Meditación sobre Ga 5,13–26
Jesús, enseñando en el Templo de Jerusalén, nos reveló que la libertad que nos hace realmente libres solo nos la puede dar Él:
“En verdad, en verdad os digo: todo el que comete pecado es un esclavo. Y el esclavo no se queda en casa para siempre, mientras el hijo se queda para siempre. Si, pues, el Hijo os da la libertad, seréis realmente libres”.
De la verdadera esclavitud, que es la del pecado, sólo Dios nos puede liberar. Para liberarnos de esa esclavitud ha venido el Hijo de Dios al mundo. Con la libertad de hijos que de Él recibimos podremos quedarnos en la Casa del Padre para siempre. No hay otra libertad real que la libertad de la gloria de los hijos de Dios. Todo otro planteamiento está marcado con el sello de la esclavitud del pecado.
Con este horizonte escuchamos a San Pablo:
Porque, hermanos, habéis sido llamados a la libertad; sólo que no toméis de esa libertad pretexto para la carne; antes al contrario, servíos por amor los unos a los otros. Pues toda la Ley alcanza su plenitud en este solo precepto: Amarás a tu prójimo como a ti mismo. Pero si os mordéis y os devoráis mutuamente, ¡mirad no vayáis mutuamente a destruiros!
La libertad que el Hijo nos ha dado nos hace capaces de servirnos unos a otros por amor; y de vivir el precepto que contiene toda la Ley. Qué íntima relación hay entre la libertad cristiana y la caridad.
Por mi parte os digo: Si vivís según el Espíritu, no daréis satisfacción a las apetencias de la carne. Pues la carne tiene apetencias contrarias al Espíritu, y el Espíritu contrarias a la carne, como que son entre sí antagónicos, de forma que no hacéis lo que quisierais. Pero, si sois conducidos por el Espíritu, no estáis bajo la Ley.
La libertad que el Hijo nos da nos hace capaces de vivir según el Espíritu, de dar satisfacción a las tendencias del Espíritu, de dejarnos conducir por el Espíritu. Es un panorama de vida asombroso. Qué familiaridad podemos llegar a tener los cristianos con el Espíritu Santo; cuanto debe querernos.
Si vivimos bajo la guía del Espíritu de Dios nos veremos libres de satisfacer los deseos de la carne. Y el panorama que se nos presenta es el escalofriante:
Ahora bien, las obras de la carne son conocidas: fornicación, impureza, libertinaje, idolatría, hechicería, odios, discordia, celos, iras, rencillas, divisiones, disensiones, envidias, embriagueces, orgías y cosas semejantes, sobre las cuales os prevengo, como ya os previne, que quienes hacen tales cosas no heredarán el Reino de Dios.
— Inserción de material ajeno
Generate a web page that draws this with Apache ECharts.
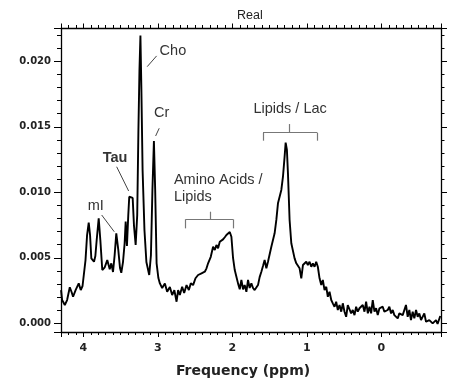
<!DOCTYPE html>
<html><head><meta charset="utf-8">
<script src="https://cdn.jsdelivr.net/npm/echarts@6/dist/echarts.min.js"></script>
<style>html,body{margin:0;padding:0;background:#fff}#c{width:450px;height:385px}</style>
</head><body><div id="c"></div>
<script>
// Chemical shift (ppm) and real-part signal
const ppm = [4.299,4.285,4.249,4.218,4.182,4.158,4.138,4.104,4.062,4.035,4.011,3.995,3.971,3.950,3.928,3.910,3.893,3.870,3.857,3.839,3.821,3.794,3.772,3.746,3.713,3.679,3.646,3.625,3.602,3.580,3.558,3.531,3.508,3.491,3.468,3.446,3.432,3.415,3.397,3.384,3.361,3.338,3.321,3.298,3.277,3.261,3.247,3.234,3.221,3.205,3.180,3.154,3.116,3.093,3.073,3.053,3.036,3.017,2.993,2.973,2.942,2.906,2.875,2.839,2.808,2.779,2.749,2.728,2.705,2.674,2.647,2.615,2.584,2.558,2.527,2.495,2.460,2.414,2.370,2.347,2.326,2.290,2.259,2.236,2.214,2.192,2.169,2.147,2.125,2.102,2.080,2.058,2.035,2.013,1.991,1.968,1.946,1.924,1.901,1.879,1.857,1.835,1.812,1.790,1.768,1.745,1.723,1.701,1.678,1.656,1.634,1.611,1.589,1.567,1.544,1.522,1.500,1.477,1.455,1.433,1.410,1.388,1.366,1.343,1.321,1.299,1.285,1.268,1.254,1.232,1.209,1.187,1.165,1.142,1.121,1.098,1.075,1.053,1.030,1.008,0.987,0.964,0.941,0.920,0.897,0.875,0.853,0.830,0.807,0.786,0.763,0.740,0.719,0.696,0.673,0.652,0.629,0.607,0.585,0.562,0.539,0.518,0.495,0.473,0.451,0.428,0.406,0.384,0.361,0.339,0.317,0.294,0.272,0.250,0.227,0.205,0.182,0.160,0.138,0.116,0.093,0.071,0.049,0.026,0.004,-0.018,-0.040,-0.063,-0.085,-0.107,-0.130,-0.152,-0.174,-0.197,-0.219,-0.241,-0.263,-0.286,-0.308,-0.330,-0.353,-0.375,-0.397,-0.420,-0.442,-0.465,-0.487,-0.509,-0.532,-0.554,-0.576,-0.599,-0.621,-0.643,-0.666,-0.688,-0.710,-0.733,-0.754,-0.777,-0.790];
const signal = [0.00254,0.00178,0.0014,0.00178,0.00275,0.00239,0.00203,0.00254,0.00305,0.00254,0.00285,0.003,0.00483,0.00674,0.00768,0.00674,0.00496,0.00498,0.0047,0.00514,0.00636,0.00802,0.00636,0.00407,0.00428,0.00483,0.00412,0.00458,0.00392,0.00521,0.00687,0.0056,0.00422,0.00386,0.00468,0.00611,0.00776,0.0059,0.00827,0.00966,0.00966,0.00957,0.0075,0.00598,0.00827,0.01476,0.01934,0.02196,0.01781,0.0117,0.00712,0.00468,0.00369,0.00521,0.01018,0.01392,0.01018,0.00458,0.00346,0.00305,0.0027,0.00305,0.00241,0.00277,0.00216,0.00254,0.00165,0.00254,0.00216,0.00279,0.00231,0.00292,0.00254,0.00305,0.00292,0.00344,0.00369,0.00382,0.00394,0.0042,0.00458,0.00508,0.00585,0.0056,0.00598,0.00573,0.00623,0.00636,0.00641,0.00657,0.00674,0.00687,0.00697,0.00661,0.00499,0.00407,0.00356,0.00305,0.0026,0.00331,0.0026,0.00292,0.00241,0.00331,0.0027,0.00305,0.0027,0.00254,0.00249,0.00292,0.00353,0.00394,0.00437,0.00483,0.0042,0.0047,0.00458,0.00585,0.00598,0.00687,0.00789,0.00916,0.00928,0.01018,0.01119,0.01272,0.01379,0.01323,0.01145,0.00789,0.00611,0.00598,0.00496,0.00458,0.0047,0.0042,0.00344,0.00445,0.00432,0.0047,0.00445,0.0047,0.00432,0.00458,0.00432,0.0047,0.00432,0.00344,0.00292,0.00331,0.00254,0.00279,0.00203,0.00241,0.00178,0.00153,0.00127,0.00165,0.00102,0.0014,0.00089,0.00153,0.00089,0.0005,0.0014,0.00153,0.00076,0.00102,0.00063,0.00127,0.00089,0.00115,0.00102,0.0014,0.00089,0.00165,0.00076,0.00127,0.00076,0.00178,0.00089,0.00115,0.00063,0.00115,0.00102,0.00127,0.00089,0.00076,0.00102,0.00127,0.00076,0.00102,0.00063,0.0005,0.00038,0.00076,0.00089,0.00063,0.0005,0.0014,0.0005,0.00102,0.00025,0.00089,0.00038,0.00102,0.0005,0.00076,0.00025,0.00038,0.00076,0.00012,0,0.00025,0.00012,0,-0.00013,0.00025,-0.00005,-0.00005,0.00056];
const xTickLabels = ['4','3','2','1','0'];
const yTickLabels = ['0.000','0.005','0.010','0.015','0.020'];
const chartTitle = 'Real';
const xName = 'Frequency (ppm)';

const near = (v, step) => Math.abs(v / step - Math.round(v / step)) < 1e-6;
const annoFont = 'Liberation Sans';
const annoColor = '#333';
const leader = { color: '#444', width: 1, type: 'solid' };
const bracket = { color: '#777', width: 1.2, type: 'solid' };
const seg = (a, b, style) => [{ coord: a, lineStyle: style }, { coord: b }];
const txt = (c, text, extra) => Object.assign({
  coord: c, symbol: 'circle', symbolSize: 0.1, itemStyle: { color: 'rgba(0,0,0,0)' },
  label: Object.assign({ show: true, position: 'inside', formatter: text,
    fontFamily: annoFont, fontSize: 14.5, color: annoColor }, extra || {})
}, {});

const chart = echarts.init(document.getElementById('c'), null, { renderer: 'canvas' });
const xCommon = {
  type: 'value', inverse: true, min: -0.8, max: 4.3, splitNumber: 5,
  splitLine: { show: false }, minorSplitLine: { show: false },
  axisLine: { show: true, onZero: false, lineStyle: { color: '#000', width: 1.3 } }
};
const yCommon = {
  type: 'value', min: -0.00066, max: 0.02254, splitNumber: 5,
  splitLine: { show: false }, minorSplitLine: { show: false },
  axisLine: { show: true, onZero: false, lineStyle: { color: '#000', width: 1.3 } }
};
chart.setOption({
  animation: false,
  backgroundColor: '#fff',
  title: { text: chartTitle, left: 232, top: 4,
    textStyle: { fontFamily: 'Liberation Sans', fontSize: 12.5, fontWeight: 'normal', color: '#222' } },
  grid: { left: 61, right: 9, top: 28, bottom: 53 },
  xAxis: [
    Object.assign({}, xCommon, {
      position: 'bottom',
      axisTick: { show: true, inside: false, length: 5, lineStyle: { color: '#000', width: 1 } },
      minorTick: { show: true, splitNumber: 10, length: 3, lineStyle: { color: '#000', width: 1 } },
      axisLabel: { show: true, margin: 11, fontFamily: 'DejaVu Sans', fontWeight: 'bold', fontSize: 11, color: '#222',
        formatter: v => near(v, 1) && xTickLabels.includes(String(Math.round(v))) ? String(Math.round(v)) : '' },
      name: xName, nameLocation: 'middle', nameGap: 32,
      nameTextStyle: { fontFamily: 'DejaVu Sans', fontWeight: 'bold', fontSize: 14, color: '#222', padding: [0, 16, 0, 0] }
    }),
    Object.assign({}, xCommon, {
      position: 'top',
      axisTick: { show: true, inside: false, length: 4.5, lineStyle: { color: '#000', width: 1 } },
      minorTick: { show: true, splitNumber: 10, length: 3, lineStyle: { color: '#000', width: 1 } },
      axisLabel: { show: false }
    })
  ],
  yAxis: [
    Object.assign({}, yCommon, {
      position: 'left',
      axisTick: { show: true, inside: false, length: 7, lineStyle: { color: '#000', width: 1 } },
      minorTick: { show: true, splitNumber: 5, length: 4, lineStyle: { color: '#000', width: 1 } },
      axisLabel: { show: true, margin: 10, fontFamily: 'DejaVu Sans', fontWeight: 'bold', fontSize: 10, color: '#222',
        formatter: v => { if (!near(v, 0.005)) return ''; const s = (Math.abs(v) < 1e-9 ? 0 : v).toFixed(3); return yTickLabels.includes(s) ? s : ''; } }
    }),
    Object.assign({}, yCommon, {
      position: 'right',
      axisTick: { show: true, inside: false, length: 6, lineStyle: { color: '#000', width: 1 } },
      minorTick: { show: true, splitNumber: 5, length: 3.5, lineStyle: { color: '#000', width: 1 } },
      axisLabel: { show: false }
    })
  ],
  series: [{
    type: 'line', xAxisIndex: 0, yAxisIndex: 0,
    data: ppm.map((p, i) => [p, signal[i]]),
    showSymbol: false, symbol: 'none', smooth: false, clip: true,
    lineStyle: { color: '#000', width: 1.9 },
    emphasis: { disabled: true },
    markLine: {
      silent: true, symbol: ['none', 'none'], label: { show: false }, emphasis: { disabled: true },
      data: [
        seg([3.143, 0.01959], [3.017, 0.02041], leader),
        seg([3.030, 0.0143], [2.982, 0.01489], leader),
        seg([3.553, 0.01195], [3.392, 0.0101], leader),
        seg([3.754, 0.00827], [3.585, 0.00699], leader),
        seg([2.629, 0.00725], [2.629, 0.00794], bracket),
        seg([2.629, 0.00794], [1.991, 0.00794], bracket),
        seg([1.991, 0.00794], [1.991, 0.00725], bracket),
        seg([2.303, 0.00794], [2.303, 0.00852], bracket),
        seg([1.589, 0.01394], [1.589, 0.01455], bracket),
        seg([1.589, 0.01455], [0.861, 0.01455], bracket),
        seg([0.861, 0.01455], [0.861, 0.01394], bracket),
        seg([1.241, 0.01455], [1.241, 0.01521], bracket)
      ]
    },
    markPoint: {
      silent: true, animation: false,
      data: [
        txt([2.798, 0.02081], 'Cho'),
        txt([2.950, 0.01608], 'Cr'),
        txt([3.575, 0.0126], 'Tau', { fontWeight: 'bold' }),
        txt([3.834, 0.00895], 'mI'),
        txt([2.785, 0.0103], 'Amino Acids /\nLipids', { position: 'right', distance: 0, align: 'left', lineHeight: 17 }),
        txt([1.225, 0.01634], 'Lipids / Lac')
      ]
    }
  }]
});
</script></body></html>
Qué terrible pensar que podemos pasar por el mundo haciendo el mal. Y que al final de una vida llena de maldad no heredaremos el Reino de Dios; que la muerte tendrá la última palabra. Qué claro deja siempre Pablo lo que está es juego.
El contraste:
En cambio el fruto del Espíritu es amor, alegría, paz, paciencia, afabilidad, bondad, fidelidad, mansedumbre, dominio de sí; contra tales cosas no hay ley.
Qué página tan magnífica. La libertad que el Hijo nos ha dado nos hace capaces de dejarnos conducir por el Espíritu. Entonces daremos el fruto del Espíritu: pasaremos por el mundo sembrando caridad, alegría, paz, paciencia, afabilidad, bondad, fidelidad, mansedumbre, continencia. Vivir así vale la pena. Cuántas gracias tenemos que dar a Dios porque nos haya hecho realmente libres. El fruto del Espíritu es la manifestación de la libertad de los hijos de Dios.
San Pablo saca la conclusión de lo dicho :
Los que son de Cristo Jesús, han crucificado la carne con sus pasiones y sus apetencias. Si vivimos según el Espíritu, caminemos también según el Espíritu. No busquemos la gloria vana provocándonos los unos a los otros y envidiándonos mutuamente.
En la oración en el Cenáculo, cuando está a punto de encaminarse al encuentro con la Cruz, Jesús le dice a su Padre:
“He manifestado tu Nombre a los hombres que Tú me has dado tomándolos del mundo. Tuyos eran y Tú me los has dado; y han guardado tu Palabra”.
Los cristianos somos un don que el Padre le ha hecho a su Hijo. Y, porque somos de Cristo Jesús, podemos clavar en su Cruz la carne con sus pasiones y sus apetencias, y vivir y caminar según el Espíritu. Y el Espíritu de Dios lleva al cristiano a que sus obras estén dominadas por la humildad, la paz y la caridad.